The ownership of the papers was set to be transferred to the Gulf-backed RedBird IMI consortium before the British government intervened in January.

Legislation has since been put forward to ban foreign states from owning UK newspapers and news magazines.

The Telegraph and the Spectator magazine were put up for sale last year when they were seized by Lloyds Banking Group from long-time owners the Barclay family, which had failed to pay back a loan of more than £1bn.

Lloyds commenced an auction process, but at the last minute, the Barclay family paid off their debt with money lent by Sheikh Mansour bin Zayed al-Nahyan, and in return, the Barclay family agreed to transfer ownership to the Gulf-backed consortium.

RedBird said on Tuesday that it held £600m of debt in the titles.

RedBird said it would halt the takeover and put the media firm up for sale.

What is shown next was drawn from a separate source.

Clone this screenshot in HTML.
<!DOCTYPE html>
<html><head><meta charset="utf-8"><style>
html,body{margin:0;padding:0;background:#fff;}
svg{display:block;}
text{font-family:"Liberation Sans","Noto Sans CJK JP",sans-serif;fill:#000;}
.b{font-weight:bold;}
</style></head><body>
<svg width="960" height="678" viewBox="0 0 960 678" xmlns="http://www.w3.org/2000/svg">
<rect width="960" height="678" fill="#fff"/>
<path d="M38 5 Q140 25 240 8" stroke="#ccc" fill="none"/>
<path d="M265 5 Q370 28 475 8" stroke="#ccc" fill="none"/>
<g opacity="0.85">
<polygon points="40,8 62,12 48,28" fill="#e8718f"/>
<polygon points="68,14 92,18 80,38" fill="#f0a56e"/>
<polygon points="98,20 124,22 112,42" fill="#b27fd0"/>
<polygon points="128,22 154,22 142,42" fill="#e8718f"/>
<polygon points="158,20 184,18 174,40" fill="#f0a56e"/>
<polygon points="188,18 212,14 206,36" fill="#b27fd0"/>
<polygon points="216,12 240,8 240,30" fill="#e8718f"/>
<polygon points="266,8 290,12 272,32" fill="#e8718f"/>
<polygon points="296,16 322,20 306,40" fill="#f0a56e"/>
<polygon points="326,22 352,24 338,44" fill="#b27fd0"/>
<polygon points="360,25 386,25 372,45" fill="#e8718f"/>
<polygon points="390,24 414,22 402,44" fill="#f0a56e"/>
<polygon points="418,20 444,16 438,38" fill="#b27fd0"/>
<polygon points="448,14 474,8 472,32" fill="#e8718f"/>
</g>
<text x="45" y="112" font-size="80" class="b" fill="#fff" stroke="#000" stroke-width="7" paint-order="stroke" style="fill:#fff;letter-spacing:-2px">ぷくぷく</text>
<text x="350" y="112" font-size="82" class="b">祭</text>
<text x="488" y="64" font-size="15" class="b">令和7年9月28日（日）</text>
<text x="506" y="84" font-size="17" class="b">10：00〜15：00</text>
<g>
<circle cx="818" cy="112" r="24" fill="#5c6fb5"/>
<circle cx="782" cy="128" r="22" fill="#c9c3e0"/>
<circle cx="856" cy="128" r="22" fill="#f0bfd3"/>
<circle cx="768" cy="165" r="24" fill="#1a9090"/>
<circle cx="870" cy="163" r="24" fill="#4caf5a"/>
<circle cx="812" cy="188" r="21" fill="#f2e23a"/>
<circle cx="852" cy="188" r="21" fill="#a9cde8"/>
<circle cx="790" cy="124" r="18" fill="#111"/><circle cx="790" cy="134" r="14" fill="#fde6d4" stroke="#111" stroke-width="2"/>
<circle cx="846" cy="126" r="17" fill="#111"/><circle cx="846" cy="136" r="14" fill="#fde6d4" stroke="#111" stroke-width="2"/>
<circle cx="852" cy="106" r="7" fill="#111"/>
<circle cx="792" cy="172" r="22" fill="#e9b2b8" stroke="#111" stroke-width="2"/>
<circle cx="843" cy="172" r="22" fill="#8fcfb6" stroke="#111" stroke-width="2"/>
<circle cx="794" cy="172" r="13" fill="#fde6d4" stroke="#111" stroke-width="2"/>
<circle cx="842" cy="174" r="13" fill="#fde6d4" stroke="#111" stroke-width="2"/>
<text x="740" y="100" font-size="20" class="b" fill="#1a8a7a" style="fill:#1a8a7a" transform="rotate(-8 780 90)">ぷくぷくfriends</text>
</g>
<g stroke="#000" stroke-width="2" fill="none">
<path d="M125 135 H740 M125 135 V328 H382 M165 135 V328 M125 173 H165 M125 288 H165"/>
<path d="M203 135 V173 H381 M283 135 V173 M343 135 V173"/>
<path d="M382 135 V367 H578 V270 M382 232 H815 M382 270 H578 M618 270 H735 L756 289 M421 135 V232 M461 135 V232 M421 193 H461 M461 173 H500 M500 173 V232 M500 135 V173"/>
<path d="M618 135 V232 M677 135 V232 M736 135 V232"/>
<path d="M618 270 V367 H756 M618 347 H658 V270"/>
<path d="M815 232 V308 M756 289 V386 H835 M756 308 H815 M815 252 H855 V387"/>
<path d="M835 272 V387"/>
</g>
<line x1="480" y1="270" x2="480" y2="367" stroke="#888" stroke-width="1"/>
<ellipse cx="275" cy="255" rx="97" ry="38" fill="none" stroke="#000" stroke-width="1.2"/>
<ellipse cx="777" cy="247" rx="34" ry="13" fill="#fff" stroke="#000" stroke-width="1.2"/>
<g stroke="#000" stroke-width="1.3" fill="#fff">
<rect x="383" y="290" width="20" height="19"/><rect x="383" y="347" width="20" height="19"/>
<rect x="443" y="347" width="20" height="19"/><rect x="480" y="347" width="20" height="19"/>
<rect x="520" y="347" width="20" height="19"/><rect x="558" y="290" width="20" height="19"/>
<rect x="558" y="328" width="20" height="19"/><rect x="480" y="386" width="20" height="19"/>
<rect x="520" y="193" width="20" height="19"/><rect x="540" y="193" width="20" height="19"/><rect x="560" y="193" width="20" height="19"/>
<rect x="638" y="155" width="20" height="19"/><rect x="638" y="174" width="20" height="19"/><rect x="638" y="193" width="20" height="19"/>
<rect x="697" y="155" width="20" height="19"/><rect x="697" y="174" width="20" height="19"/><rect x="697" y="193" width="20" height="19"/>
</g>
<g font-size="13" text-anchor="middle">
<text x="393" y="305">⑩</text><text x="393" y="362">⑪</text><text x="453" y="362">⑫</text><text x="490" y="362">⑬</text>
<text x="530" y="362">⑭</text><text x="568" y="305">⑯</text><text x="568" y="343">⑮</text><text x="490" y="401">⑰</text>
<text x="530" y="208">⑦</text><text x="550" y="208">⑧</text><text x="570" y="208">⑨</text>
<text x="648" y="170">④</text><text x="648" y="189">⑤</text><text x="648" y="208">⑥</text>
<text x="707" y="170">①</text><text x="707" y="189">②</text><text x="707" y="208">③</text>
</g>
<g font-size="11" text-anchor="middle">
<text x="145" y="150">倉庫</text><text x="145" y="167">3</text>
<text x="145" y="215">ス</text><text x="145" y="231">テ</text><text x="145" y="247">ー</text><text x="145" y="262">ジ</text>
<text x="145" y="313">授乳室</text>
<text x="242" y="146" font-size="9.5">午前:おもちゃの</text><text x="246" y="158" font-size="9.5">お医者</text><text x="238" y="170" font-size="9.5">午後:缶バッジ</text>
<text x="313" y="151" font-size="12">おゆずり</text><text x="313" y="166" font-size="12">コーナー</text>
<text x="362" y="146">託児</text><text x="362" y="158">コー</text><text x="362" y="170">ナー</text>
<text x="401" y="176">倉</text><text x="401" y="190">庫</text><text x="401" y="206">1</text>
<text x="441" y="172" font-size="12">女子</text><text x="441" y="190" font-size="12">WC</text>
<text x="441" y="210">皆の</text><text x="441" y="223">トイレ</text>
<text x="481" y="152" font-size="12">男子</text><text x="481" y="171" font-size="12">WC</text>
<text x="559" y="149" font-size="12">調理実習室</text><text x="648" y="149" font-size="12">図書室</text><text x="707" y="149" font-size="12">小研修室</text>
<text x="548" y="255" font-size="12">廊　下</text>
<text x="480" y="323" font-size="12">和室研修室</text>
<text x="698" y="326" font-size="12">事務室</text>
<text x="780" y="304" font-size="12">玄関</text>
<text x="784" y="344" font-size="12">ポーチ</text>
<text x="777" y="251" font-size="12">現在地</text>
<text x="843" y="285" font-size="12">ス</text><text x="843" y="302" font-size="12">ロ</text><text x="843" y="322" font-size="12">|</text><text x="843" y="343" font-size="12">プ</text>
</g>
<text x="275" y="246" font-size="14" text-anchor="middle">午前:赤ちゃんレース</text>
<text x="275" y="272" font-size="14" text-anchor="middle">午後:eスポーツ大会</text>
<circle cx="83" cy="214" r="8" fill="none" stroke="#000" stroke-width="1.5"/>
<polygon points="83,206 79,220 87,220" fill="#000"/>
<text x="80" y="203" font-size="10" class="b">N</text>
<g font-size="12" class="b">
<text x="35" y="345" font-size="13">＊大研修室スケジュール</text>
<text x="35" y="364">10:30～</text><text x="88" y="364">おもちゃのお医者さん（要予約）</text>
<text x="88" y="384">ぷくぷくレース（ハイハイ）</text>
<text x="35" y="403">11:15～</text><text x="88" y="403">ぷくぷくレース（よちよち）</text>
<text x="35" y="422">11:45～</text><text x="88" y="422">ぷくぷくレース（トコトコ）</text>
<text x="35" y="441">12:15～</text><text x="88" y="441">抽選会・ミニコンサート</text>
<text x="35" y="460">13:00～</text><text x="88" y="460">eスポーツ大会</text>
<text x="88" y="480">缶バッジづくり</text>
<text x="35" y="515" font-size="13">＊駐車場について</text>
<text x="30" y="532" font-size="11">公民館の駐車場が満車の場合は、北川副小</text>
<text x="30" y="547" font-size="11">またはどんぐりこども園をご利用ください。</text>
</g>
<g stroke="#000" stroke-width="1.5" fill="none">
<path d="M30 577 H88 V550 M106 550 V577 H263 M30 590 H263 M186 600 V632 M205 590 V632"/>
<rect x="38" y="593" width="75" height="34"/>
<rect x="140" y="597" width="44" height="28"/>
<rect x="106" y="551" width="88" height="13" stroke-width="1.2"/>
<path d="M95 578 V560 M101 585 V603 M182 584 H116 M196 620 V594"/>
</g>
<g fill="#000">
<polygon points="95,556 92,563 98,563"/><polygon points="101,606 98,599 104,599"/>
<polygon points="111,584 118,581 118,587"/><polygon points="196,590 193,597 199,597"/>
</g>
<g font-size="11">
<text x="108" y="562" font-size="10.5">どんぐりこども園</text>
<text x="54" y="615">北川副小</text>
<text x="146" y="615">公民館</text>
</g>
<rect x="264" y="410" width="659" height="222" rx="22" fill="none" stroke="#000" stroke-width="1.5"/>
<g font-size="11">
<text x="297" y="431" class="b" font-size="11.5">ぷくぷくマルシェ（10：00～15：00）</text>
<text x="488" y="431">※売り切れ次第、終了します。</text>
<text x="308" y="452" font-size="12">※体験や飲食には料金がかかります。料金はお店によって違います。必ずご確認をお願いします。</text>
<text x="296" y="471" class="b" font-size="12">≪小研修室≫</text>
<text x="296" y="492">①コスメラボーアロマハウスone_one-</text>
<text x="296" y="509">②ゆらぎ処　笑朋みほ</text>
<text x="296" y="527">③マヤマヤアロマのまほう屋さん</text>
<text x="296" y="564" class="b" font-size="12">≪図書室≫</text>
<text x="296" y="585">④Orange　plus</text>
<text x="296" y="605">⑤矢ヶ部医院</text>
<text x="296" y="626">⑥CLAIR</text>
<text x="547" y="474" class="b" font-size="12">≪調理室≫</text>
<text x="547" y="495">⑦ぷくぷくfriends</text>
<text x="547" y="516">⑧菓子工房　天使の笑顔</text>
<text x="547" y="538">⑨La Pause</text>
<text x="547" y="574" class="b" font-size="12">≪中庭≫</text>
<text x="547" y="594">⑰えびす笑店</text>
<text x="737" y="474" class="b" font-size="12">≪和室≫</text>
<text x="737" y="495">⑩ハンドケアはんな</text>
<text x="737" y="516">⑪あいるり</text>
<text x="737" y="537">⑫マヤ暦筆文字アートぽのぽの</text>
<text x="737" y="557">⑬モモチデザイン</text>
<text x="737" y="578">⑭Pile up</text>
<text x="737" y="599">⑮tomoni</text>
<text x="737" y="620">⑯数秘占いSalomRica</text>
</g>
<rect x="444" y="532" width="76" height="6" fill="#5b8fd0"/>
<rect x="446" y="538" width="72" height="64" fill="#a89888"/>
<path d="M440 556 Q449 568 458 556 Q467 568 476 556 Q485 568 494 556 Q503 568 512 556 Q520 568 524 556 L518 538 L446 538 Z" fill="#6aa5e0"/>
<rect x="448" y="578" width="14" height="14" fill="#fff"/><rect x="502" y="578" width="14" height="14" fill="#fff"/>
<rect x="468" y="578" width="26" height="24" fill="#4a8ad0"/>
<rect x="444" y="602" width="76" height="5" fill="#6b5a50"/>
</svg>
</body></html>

The investment firm said its plans were “no longer feasible”, adding it would now look to secure the “best value” for the titles, which include the Spectator magazine.

“We have held constructive conversations with the government about ensuring a smooth and orderly sale for both titles,” it said in a statement.

The Abu-Dhabi-backed deal for the Telegraph was largely funded by Sheikh Mansour bin Zayed bin Sultan al-Nahyan, the owner of Manchester City Football Club and vice-president and deputy prime minister of the United Arab Emirates (UAE).

But concerns were raised by MPs and some of the newspaper’s current and former journalists, as well as readers, that the title might fall under control of an authoritarian foreign state.

In January, the government intervened to scrutinise the deal and announced last month that foreign governments would be barred from owning UK newspapers and news magazines.

The government said the legislation would “deliver additional protections for a free press”.

On Tuesday, RedBird said the consortium’s ownership would have seen the “the strongest editorial protections ever put forward for a UK newspaper, along with much-needed investment.”

But it added: “Under the legislation’s definition of foreign power, it will not be possible for RedBird IMI to proceed with its proposed takeover of the Telegraph and Spectator.” — BBC.